Quelques maladresses viennent également ternir le visionnage à l’image d’un final complètement raté. On a l’impression que Jason Reitman, amoureux transi des personnages de son enfance, est paralysé par la tournure des événements. Devenu le spectateur de son propre film, il en vient à oublier ses obligations de réalisateur. Conséquences : montage et mise en scène passent à la trappe dans ce dernier acte interminable. En résulte un climax foireux avec des scènes embarrassantes dans lesquelles certains comédiens, n’ayant rien à jouer, se demandent pourquoi ils ont été rappelés. Impuissant, piégé dans son fauteuil, le spectateur assiste à ce malaise sans pouvoir détourner les yeux de l’écran. Et ce qui devait être une surprise, quoique déjà bien cramée par la promotion, s’avère in fine être un gros loupé.
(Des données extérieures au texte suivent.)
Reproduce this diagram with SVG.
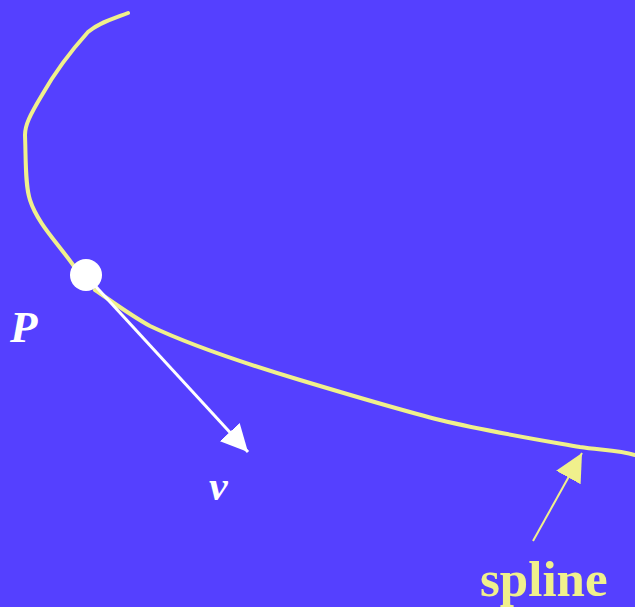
<svg xmlns="http://www.w3.org/2000/svg" width="635" height="607" viewBox="0 0 635 607">
<defs>
<style>
.curve{fill:none;stroke:#F0F08C;stroke-width:4;stroke-linejoin:round;stroke-linecap:round}
.lbl{font-family:"Liberation Serif","Times New Roman",serif;font-weight:bold}
</style>
<marker id="wh" viewBox="0 0 10 10" refX="10" refY="5" markerWidth="9" markerHeight="9" markerUnits="strokeWidth" orient="auto"><path d="M0,0 L10,5 L0,10 z" fill="#fff"/></marker>
<marker id="yh" viewBox="0 0 10 10" refX="10" refY="5" markerWidth="14" markerHeight="14" markerUnits="strokeWidth" orient="auto"><path d="M0,0 L10,5 L0,10 z" fill="#F0F08C"/></marker>
</defs>
<rect width="635" height="607" fill="#5540FF"/>
<g id="spline-curve">
<path class="curve" d="M128,13 C115,18 100,22 88,32 C70,52 55,72 42,95 C30,115 25,125 25,135 C26,160 25,185 30,200 C38,225 60,245 78,272 M95,290 C110,300 130,315 150,326 C190,345 250,365 300,380 C350,395 400,410 440,420 C490,432 540,440 580,447 C600,450 620,450 635,455"/>
</g>
<g id="connectors">
<line x1="88" y1="278" x2="248" y2="452" stroke="#fff" stroke-width="3" marker-end="url(#wh)"/>
<line x1="533" y1="541" x2="582" y2="453" stroke="#F0F08C" stroke-width="2" marker-end="url(#yh)"/>
</g>
<g id="point-P">
<circle cx="86" cy="275" r="16" fill="#fff"/>
<text class="lbl" x="10" y="342" font-size="45" font-style="italic" fill="#fff">P</text>
</g>
<g id="label-v">
<text class="lbl" x="209" y="500" font-size="42" font-style="italic" fill="#fff">v</text>
</g>
<g id="label-spline">
<text class="lbl" x="480" y="596" font-size="51" fill="#F0F08C">spline</text>
</g>
</svg>
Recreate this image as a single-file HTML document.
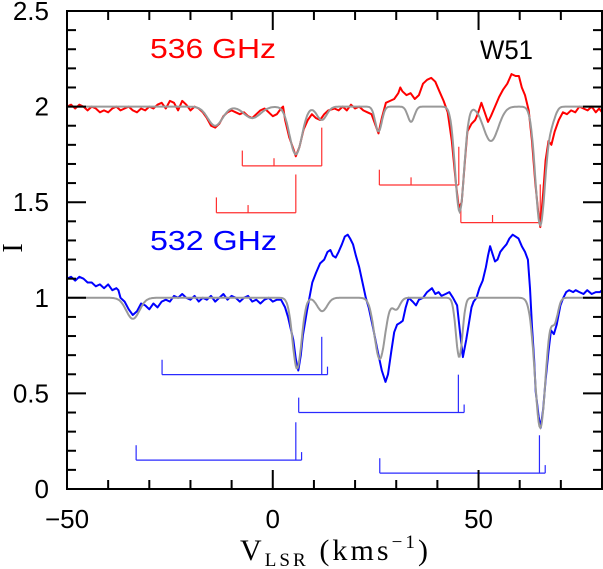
<!DOCTYPE html>
<html><head><meta charset="utf-8"><style>
html,body{margin:0;padding:0;background:#fff;}
svg{display:block;font-family:"Liberation Sans",sans-serif;}
</style></head><body>
<svg id="chart" width="603" height="569" viewBox="0 0 603 569" xmlns="http://www.w3.org/2000/svg">
<g id="plot"></g>
<g id="axes"></g>
<text x="150" y="58" fill="#ff0000" font-size="28" textLength="126" lengthAdjust="spacingAndGlyphs">536 GHz</text>
<text x="150" y="250" fill="#0000ff" font-size="28" textLength="127" lengthAdjust="spacingAndGlyphs">532 GHz</text>
<text x="480" y="59" fill="#000" font-size="27" textLength="53" lengthAdjust="spacingAndGlyphs">W51</text>
<text x="0" y="0" font-size="28" font-family="Liberation Serif,serif" text-anchor="middle" transform="translate(22,248) rotate(-90)">I</text>
<text x="240" y="560" font-size="30" font-family="Liberation Serif,serif" textLength="188" lengthAdjust="spacing">V<tspan font-size="19" dy="6">LSR</tspan><tspan dy="-6"> (kms</tspan><tspan font-size="19" dy="-12">−1</tspan><tspan dy="12">)</tspan></text>
</svg>
<script>
// ---- data ----
const xTicksMajor = [-50, 0, 50];
const yTicksMajor = [0, 0.5, 1, 1.5, 2, 2.5];
const xTickLabels = ["−50", "0", "50"];
const yTickLabels = ["0", "0.5", "1", "1.5", "2", "2.5"];

const redV = [-50,-49,-48,-47,-46,-45,-44,-43,-42,-41,-40,-39,-38,-37,-36,-35,-34,-33,-32,-31,-30,-29,-28,-27,-26,-25,-24,-23,-22,-21,-20,-19,-18,-17,-16,-15,-14,-13,-12,-11,-10,-9,-8,-7,-6,-5,-4,-3,-2,-1,0,1,2,2.5,3,4,5,5.6,6.5,7.5,8.5,9.5,10.5,11.5,12.5,13.5,15,16,17,18,19,20,21,22,23,24,25,25.7,26.5,27.5,28.5,29.5,30.5,31,31.5,32.5,33.5,34.5,35.5,36.5,37.5,38.5,39.5,40.5,41.5,42.5,43.5,44.5,45.2,45.9,46.7,47.3,48.3,49.2,49.8,50.7,51.5,52.3,53,54,55,56,57,58,59,59.8,60.5,61.3,62.2,63,63.8,64.5,65,65.7,66.3,67,67.7,68.5,69.5,70.5,71.5,72.5,73.5,74.5,75.5,76.5,77.5,78.5,79.3,80];
const redI = [2.0,2.01,1.99,2.01,2.0,1.98,2.0,1.99,1.97,1.98,1.97,1.99,2.0,1.98,1.99,2.0,1.98,1.97,1.99,1.98,2.0,1.99,2.01,2.02,1.99,2.03,2.02,1.98,2.03,2.01,1.98,2.0,1.99,1.97,1.94,1.9,1.89,1.91,1.95,1.97,1.98,1.97,1.96,1.97,1.95,1.94,1.96,1.98,1.99,1.97,1.95,1.96,1.99,2.0,1.93,1.84,1.78,1.74,1.79,1.88,1.93,1.96,1.94,1.93,1.96,1.98,1.99,1.98,2.0,1.98,2.01,1.99,2.0,1.98,1.97,1.96,1.9,1.86,1.94,2.02,2.03,2.04,2.07,2.1,2.08,2.06,2.07,2.04,2.06,2.12,2.14,2.15,2.13,2.08,2.03,1.97,1.82,1.6,1.47,1.5,1.72,1.87,1.91,1.93,1.96,2.02,1.97,1.92,1.95,2.0,2.05,2.09,2.12,2.17,2.16,2.16,2.1,2.06,1.98,1.82,1.6,1.45,1.37,1.55,1.72,1.82,1.80,1.87,1.93,1.97,1.96,1.98,1.97,2.0,1.99,1.98,2.0,1.97,1.99,1.97];

const blueV = [-50,-49,-48,-47,-46,-45,-44,-43,-42,-41,-40,-39,-38,-37.5,-37,-36,-35,-34,-33,-32,-31,-30,-29,-28,-27,-26,-25,-24,-23,-22,-21,-20,-19,-18,-17,-16,-15,-14,-13,-12,-11,-10,-9,-8,-7,-6,-5,-4,-3,-2,-1,0,1,2,3,3.7,5,5.6,6.2,6.8,7.3,8.3,9.6,10.5,11.5,12.5,13.3,14,14.6,15.3,16,16.8,17.5,18.2,18.8,19.5,20.2,21,21.8,22.6,23.3,24.3,25.5,26.5,27.4,28,28.8,29.5,30.2,31,31.6,32.3,33,34,34.8,35.5,36.5,37.5,38.7,39.5,40.3,41,42,42.9,43.8,44.8,45.5,46.2,47,47.6,48.3,48.8,49.5,50.2,51,51.8,52.3,52.8,53.4,54,54.6,55.3,56,56.8,57.5,58.3,59,59.7,60.5,61.3,62,62.5,63,63.5,63.9,64.6,65.1,65.7,66.3,67,67.6,68.3,69,69.9,70.6,71.3,72,73,73.6,74.5,75.5,76.4,77.5,78.5,79.5,80];
const blueI = [1.10,1.11,1.09,1.11,1.10,1.08,1.08,1.06,1.07,1.05,1.07,1.04,1.05,1.04,1.0,0.98,0.94,0.91,0.93,0.97,0.96,0.94,0.97,0.95,0.98,0.99,0.98,1.01,1.0,1.02,1.0,0.99,1.01,0.98,1.0,0.99,1.01,0.98,1.0,1.02,0.99,1.01,1.0,0.98,1.0,1.01,0.98,0.99,0.97,0.99,1.0,0.98,0.99,0.99,0.95,0.9,0.78,0.68,0.62,0.7,0.8,0.93,1.08,1.13,1.18,1.2,1.24,1.25,1.22,1.21,1.24,1.28,1.32,1.33,1.31,1.28,1.22,1.16,1.08,1.0,0.95,0.85,0.72,0.62,0.56,0.6,0.72,0.82,0.86,0.87,0.88,0.95,1.0,0.98,0.96,0.99,1.0,1.03,1.05,1.02,1.03,1.01,1.02,1.03,1.0,0.96,0.82,0.69,0.78,0.86,0.95,0.98,1.0,1.05,1.09,1.16,1.22,1.27,1.23,1.19,1.2,1.24,1.26,1.28,1.31,1.33,1.32,1.31,1.27,1.24,1.2,1.05,0.85,0.68,0.51,0.38,0.32,0.42,0.57,0.72,0.83,0.81,0.86,0.96,1.0,1.03,1.04,1.03,1.04,1.03,1.02,1.04,1.02,1.03,1.03,1.04];

// model components: centre velocity, depth, width
const redModelV = [-14, -5, 5.6, 11.9, 25.7, 33.6, 45.4, 53, 65, 67.8];
const redModelDepth = [0.1, 0.06, 0.25, 0.07, 0.13, 0.08, 0.55, 0.18, 0.62, 0.07];
const redModelWidth = [1.8, 2.0, 1.5, 1.2, 0.8, 0.8, 1.1, 1.8, 1.2, 0.9];
const blueModelV = [-34, 5.9, 12, 26, 30, 45.3, 65, 68.5];
const blueModelDepth = [0.11, 0.37, 0.07, 0.32, 0.06, 0.31, 0.68, 0.12];
const blueModelWidth = [1.6, 1.1, 1.2, 1.3, 0.9, 0.8, 1.3, 0.8];

// hyperfine marker bars
const redHfsMain = [11.9, 5.6, 45.2, 65.0];
const redHfsLevel = [1.69, 1.445, 1.59, 1.393];
const redHfsOffsets = [-19.3, -11.6, 0];
const redHfsHeights = [0.08, 0.04, 0.2];
const blueHfsMain = [11.9, 45.1, 5.6, 64.8];
const blueHfsLevel = [0.598, 0.40, 0.151, 0.083];
const blueHfsOffsets = [-38.8, 0, 1.4];
const blueHfsHeights = [0.078, 0.198, 0.042];

// ---- scales ----
const X0 = 67, X1 = 602, Y0 = 489, Y1 = 11;
const vMin = -50, vMax = 80, iMin = 0, iMax = 2.5;
function sx(v){ return X0 + (v - vMin) / (vMax - vMin) * (X1 - X0); }
function sy(i){ return Y0 - (i - iMin) / (iMax - iMin) * (Y0 - Y1); }
const NS = "http://www.w3.org/2000/svg";
const plot = document.getElementById('plot');
const axes = document.getElementById('axes');
function mk(tag, attrs, parent){ const e = document.createElementNS(NS, tag); for (const k in attrs) e.setAttribute(k, attrs[k]); parent.appendChild(e); return e; }

function model(base, cv, dp, wd, v){
  let s = base;
  for (let k = 0; k < cv.length; k++) s -= dp[k] * Math.exp(-0.5 * Math.pow((v - cv[k]) / wd[k], 2));
  return s;
}
function modelPath(base, cv, dp, wd){
  let d = '';
  for (let v = vMin; v <= vMax + 1e-9; v += 0.2) d += (d ? 'L' : 'M') + sx(v).toFixed(1) + ',' + sy(model(base, cv, dp, wd, v)).toFixed(1);
  return d;
}
function dataPath(vs, is){
  return vs.map((v, k) => (k ? 'L' : 'M') + sx(v).toFixed(1) + ',' + sy(is[k]).toFixed(1)).join('');
}
function hfs(mains, levels, offs, hts, color, prefix){
  mains.forEach((m, k) => {
    const g = mk('g', {}, plot);
    
    
    const xs = offs.map(o => sx(m + o));
    const y = sy(levels[k]);
    const ln = mk('line', {x1: Math.min(...xs), x2: Math.max(...xs), y1: y, y2: y, stroke: color, 'stroke-width': 1.2}, g);
    
    
    xs.forEach((x, j) => {
      const t = mk('line', {x1: x, x2: x, y1: y, y2: sy(levels[k] + hts[j]), stroke: color, 'stroke-width': 1.2}, g);
      
      
    });
  });
}

hfs(redHfsMain, redHfsLevel, redHfsOffsets, redHfsHeights, '#ff3030', 'red');
hfs(blueHfsMain, blueHfsLevel, blueHfsOffsets, blueHfsHeights, '#2a2aff', 'blue');

const rObs = mk('path', {d: dataPath(redV, redI), fill: 'none', stroke: '#ff0000', 'stroke-width': 2, 'stroke-linejoin': 'round'}, plot);


const bObs = mk('path', {d: dataPath(blueV, blueI), fill: 'none', stroke: '#0000ff', 'stroke-width': 2, 'stroke-linejoin': 'round'}, plot);


const rMod = mk('path', {d: modelPath(2.0, redModelV, redModelDepth, redModelWidth), fill: 'none', stroke: '#999999', 'stroke-width': 2}, plot);


const bMod = mk('path', {d: modelPath(1.0, blueModelV, blueModelDepth, blueModelWidth), fill: 'none', stroke: '#999999', 'stroke-width': 2}, plot);



// axes frame
const frame = mk('rect', {x: X0, y: Y1, width: X1 - X0, height: Y0 - Y1, fill: 'none', stroke: '#000', 'stroke-width': 2}, axes);


for (let v = -50; v <= 80; v += 10) {
  const major = xTicksMajor.includes(v);
  const L = major ? 19 : 9;
  const x = sx(v);
  const t1 = mk('line', {x1: x, x2: x, y1: Y0, y2: Y0 - L, stroke: '#000', 'stroke-width': 2}, axes);
  
  
  const t2 = mk('line', {x1: x, x2: x, y1: Y1, y2: Y1 + L, stroke: '#000', 'stroke-width': 2}, axes);
  
  
}
for (let k = 0; k <= 25; k++) {
  const i = k / 10;
  const major = k % 5 === 0;
  const L = major ? 19 : 9;
  const y = sy(i);
  const t1 = mk('line', {x1: X0, x2: X0 + L, y1: y, y2: y, stroke: '#000', 'stroke-width': 2}, axes);
  
  
  const t2 = mk('line', {x1: X1, x2: X1 - L, y1: y, y2: y, stroke: '#000', 'stroke-width': 2}, axes);
  
  
}
xTicksMajor.forEach((v, k) => {
  const t = mk('text', {x: sx(v), y: 528, 'text-anchor': 'middle', 'font-size': 26}, axes);
  t.textContent = xTickLabels[k];
  
  
});
yTicksMajor.forEach((i, k) => {
  const t = mk('text', {x: 49, y: sy(i) + 9, 'text-anchor': 'end', 'font-size': 26}, axes);
  t.textContent = yTickLabels[k];
  
  
});
</script>
</body></html>
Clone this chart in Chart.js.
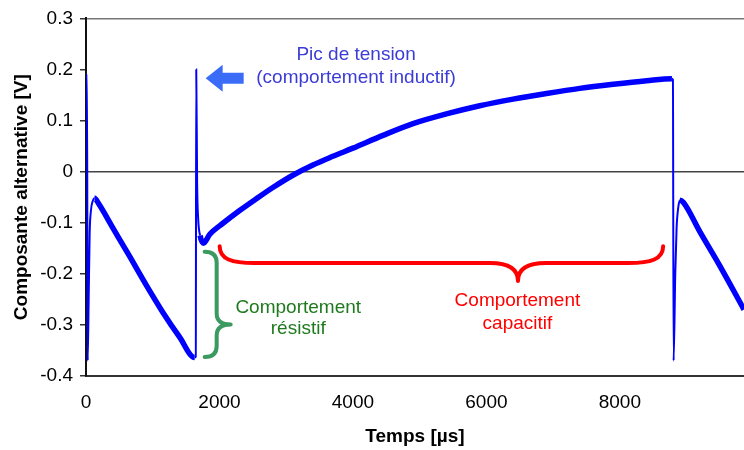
<!DOCTYPE html>
<html>
<head>
<meta charset="utf-8">
<script src="https://cdn.jsdelivr.net/npm/chart.js@4"></script>
<style>
  html, body { margin: 0; padding: 0; background: #fff; }
  #wrap { width: 744px; height: 450px; }
</style>
</head>
<body>
<div id="wrap"><canvas id="chart" width="744" height="450"></canvas></div>
<script>
// Composante alternative de la tension vs temps
const times = [
  0, 15, 25, 40, 55, 75, 100, 128, 200, 402, 650, 903, 1150, 1403, 1628, 1645,
  1652, 1665, 1680, 1710, 1760, 1852, 2052, 2302, 2552, 2800, 3100, 3400, 3700,
  4000, 4450, 4900, 5400, 5900, 6400, 6900, 7400, 7900, 8400, 8780, 8795,
  8805, 8830, 8850, 8875, 8900, 8950, 9200, 9500, 9860
];
const volts = [
  0.185, 0.19, -0.37, -0.25, -0.12, -0.075, -0.058, -0.052, -0.065, -0.110, -0.165, -0.222, -0.275, -0.324, -0.364, -0.362,
  0.20, -0.02, -0.09, -0.125, -0.140, -0.123, -0.101, -0.076, -0.053, -0.031, -0.007, 0.013, 0.030,
  0.046, 0.071, 0.094, 0.113, 0.129, 0.142, 0.153, 0.163, 0.171, 0.178, 0.182, 0.180,
  -0.37, -0.20, -0.11, -0.07, -0.056, -0.060, -0.118, -0.185, -0.270
];
const xTickValues = [0, 2000, 4000, 6000, 8000];
const yMin = -0.4, yMax = 0.3, yStep = 0.1;
const xMax = 9860;

const FONT = "'Liberation Sans', Arial, Helvetica, sans-serif";
Chart.defaults.font.family = FONT;
Chart.defaults.color = '#000';

// ── annotations (braces, arrow, labels) positioned in data units ──
const annot = {
  picText:   { t: 4047, lines: [[0.229, 'Pic de tension'], [0.183, '(comportement inductif)']], color: '#3B3BD6' },
  arrow:     { t: 1793, v: 0.183, color: '#3B6CF8' },
  resBrace:  { tEnd: 1778, tSpine: 1958, tTip: 2168, vTop: -0.157, vMid: -0.299, vBot: -0.363, color: '#3A9A5F' },
  resText:   { t: 3180, lines: [[-0.266, 'Comportement'], [-0.307, 'résistif']], color: '#1F7A1F' },
  capBrace:  { tLeft: 2003, tMid: 6473, tRight: 8648, vEnd: -0.146, vLine: -0.179, vTip: -0.214, color: '#FF0000' },
  capText:   { t: 6465, lines: [[-0.253, 'Comportement'], [-0.297, 'capacitif']], color: '#FF0000' },
};

const annotPlugin = {
  id: 'annot',
  afterDatasetsDraw(chart) {
    const { ctx, scales: { x, y } } = chart;
    const px = t => x.getPixelForValue(t);
    const py = v => y.getPixelForValue(v);
    ctx.save();

    // texts
    ctx.font = '19px ' + FONT;
    ctx.textAlign = 'center';
    ctx.textBaseline = 'middle';
    [annot.picText, annot.resText, annot.capText].forEach(a => {
      ctx.fillStyle = a.color;
      a.lines.forEach(([v, s]) => ctx.fillText(s, px(a.t), py(v)));
    });

    // arrow pointing left to the spike
    const ax = px(annot.arrow.t), ay = py(annot.arrow.v);
    ctx.fillStyle = annot.arrow.color;
    ctx.beginPath();
    ctx.moveTo(ax, ay);
    ctx.lineTo(ax + 17, ay - 13.5);
    ctx.lineTo(ax + 17, ay - 5.5);
    ctx.lineTo(ax + 38, ay - 5.5);
    ctx.lineTo(ax + 38, ay + 5.5);
    ctx.lineTo(ax + 17, ay + 5.5);
    ctx.lineTo(ax + 17, ay + 13.5);
    ctx.closePath();
    ctx.fill();

    ctx.lineWidth = 4;
    ctx.lineCap = 'round';
    ctx.lineJoin = 'round';

    // green brace (vertical)
    const g = annot.resBrace;
    const gx0 = px(g.tEnd), gx1 = px(g.tSpine), gx2 = px(g.tTip);
    const gyT = py(g.vTop), gyM = py(g.vMid), gyB = py(g.vBot);
    const r = 11;
    ctx.strokeStyle = g.color;
    ctx.beginPath();
    ctx.moveTo(gx0, gyT);
    ctx.quadraticCurveTo(gx1, gyT, gx1, gyT + r);
    ctx.lineTo(gx1, gyM - r);
    ctx.quadraticCurveTo(gx1, gyM, gx2, gyM);
    ctx.quadraticCurveTo(gx1, gyM, gx1, gyM + r);
    ctx.lineTo(gx1, gyB - r);
    ctx.quadraticCurveTo(gx1, gyB, gx0, gyB);
    ctx.stroke();

    // red brace (horizontal)
    const c = annot.capBrace;
    const cxL = px(c.tLeft), cxM = px(c.tMid), cxR = px(c.tRight);
    const cyE = py(c.vEnd), cyL = py(c.vLine), cyT = py(c.vTip);
    ctx.strokeStyle = c.color;
    ctx.beginPath();
    ctx.moveTo(cxL, cyE);
    ctx.bezierCurveTo(cxL, cyL - 4, cxL + 12, cyL, cxL + 35, cyL);
    ctx.lineTo(cxM - 28, cyL);
    ctx.quadraticCurveTo(cxM, cyL, cxM, cyT);
    ctx.quadraticCurveTo(cxM, cyL, cxM + 28, cyL);
    ctx.lineTo(cxR - 35, cyL);
    ctx.bezierCurveTo(cxR - 12, cyL, cxR, cyL - 4, cxR, cyE);
    ctx.stroke();

    ctx.restore();
  }
};

const points = times.map((t, i) => ({ x: t, y: volts[i] }));

new Chart(document.getElementById('chart'), {
  type: 'line',
  data: {
    datasets: [{
      data: points,
      borderColor: '#0000FF',
      borderWidth: 5,
      pointRadius: 0,
      cubicInterpolationMode: 'monotone',
      segment: {
        // the fast transitions are thin, the noisy slow parts look thick
        borderWidth: s => (s.p1.parsed.x - s.p0.parsed.x) <= 30 ? 2 : 5.5,
      },
    }]
  },
  options: {
    responsive: false,
    animation: false,
    layout: { padding: { top: 16, right: 0, left: 0, bottom: 0 } },
    plugins: { legend: { display: false }, tooltip: { enabled: false } },
    scales: {
      x: {
        type: 'linear',
        min: 0,
        max: xMax,
        afterBuildTicks: s => { s.ticks = xTickValues.map(v => ({ value: v })); },
        ticks: { font: { size: 19 }, padding: 15, maxRotation: 0, includeBounds: false, callback: v => String(v) },
        grid: { display: false, drawTicks: false },
        border: { display: true, color: '#333', width: 2 },
        title: { display: true, text: 'Temps [µs]', font: { size: 19, weight: 'bold' }, padding: { top: 4, bottom: 2 } },
        afterFit: s => { s.height = 74; },
      },
      y: {
        min: yMin,
        max: yMax,
        ticks: {
          stepSize: yStep,
          font: { size: 19 },
          padding: 7,
          callback: v => {
            const s = Number(v).toFixed(1);
            return (s === '0.0' || s === '-0.0') ? '0' : s;
          },
        },
        grid: {
          drawTicks: true,
          tickLength: 6,
          tickColor: '#333',
          color: c => {
            const v = c.tick ? c.tick.value : null;
            if (v === null) return 'rgba(0,0,0,0)';
            if (Math.abs(v) < 1e-9) return '#444';
            if (Math.abs(v - yMax) < 1e-9) return '#777';
            return 'rgba(0,0,0,0)';
          },
          lineWidth: 1.5,
        },
        border: { display: true, color: '#111', width: 2 },
        title: { display: true, text: 'Composante alternative [V]', font: { size: 19, weight: 'bold' }, padding: { top: 10, bottom: 0 } },
        afterFit: s => { s.width = 86; },
      }
    }
  },
  plugins: [annotPlugin]
});
</script>
</body>
</html>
Cela émis, on ne peut nier que l’ensemble surfe sur une vague de bonnes vibrations. Le divertissement feel-good et vintage fonctionne à plein régime et on se passionne pour les personnages brillamment interprétés par des comédiens investis. Geeks de la première heure et nouvelle génération devraient s’y retrouver tandis que le cinéphile, lui, regrettera le manque d’aspérité, d’impertinence, et d’effroi qu’il était en droit d’attendre d’une telle licence.